Ugh. Sorry, but the English language has been brutalized... by the English themselves. I also never got why redheads are called “gingers”. Has anyone in the UK ever actually seen ginger? It’s a creamy brown color.
BBC News reports that “ginger” as a descriptor of a red-haired, freckly person
-— South Park
WAG? Never heard of it
Jolly good show, old man!
I use the derogatory chav to describe “White wannabe rapper type” and scallie to describe “White drug-taking thug”
Those British words rock.
GINGERS!
I have to red headed kids and they are now known as “Gingy” and “The Ginga Ninja!” by their friends.
One that irritates me is when an American TV announcer of a soccer game calls a 1-0 score “one-nil”. There’s nothing backward about using the American “one-to-nothing” when speaking to an American audience.
It seems like I hear a lot more Posh British accents on Big Media lately. Just my impression backed up by nothing.
Lingusts are predicting that the future of English is going to be determined in India, due to the sheer number of speakers.
So someday we will all be doing the needful.
I hate that term.
Ginger on Gilligan’s Island was a red head.
So-called “gingers” (red-headed people) are mocked and bullied in England. I don’t know why. That’s why I’m dead set against this “ginger” thing slipping into American English.
Hello, my name is Kevin. How may I helping you?
I suppose it will be alright as long as our heads don’t have to wobble as we speak and warehouses don’t suddenly become go downs. Compared with some of the slang in Australia Indian English is not that bad.
Those terrorized by so-called spelling and grammar Nazis are among the enablers who are helping to compromise correct English usage and, thereby, American culture. There used to be standards of things that constituted American culture, and one of them was good English usage.

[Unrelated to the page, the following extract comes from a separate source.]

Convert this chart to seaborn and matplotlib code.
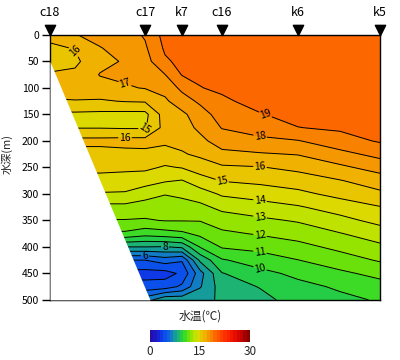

Now, acceptable American cultural standards depend on the correct spelling of “doh” and “ni-i-ce.”
For a very short while, she lived in my mid-town NYC area. I would see her buying cosmetics in my local Love drugstore!
I’ve been using Brit idioms since the days of Monty Python!
“NO POOFTERS!”
Too many of us watching BBC America. The programming is so much better than the domestic networks.
Standing “online” is one . I guess with smartphones you can go online while standing inline.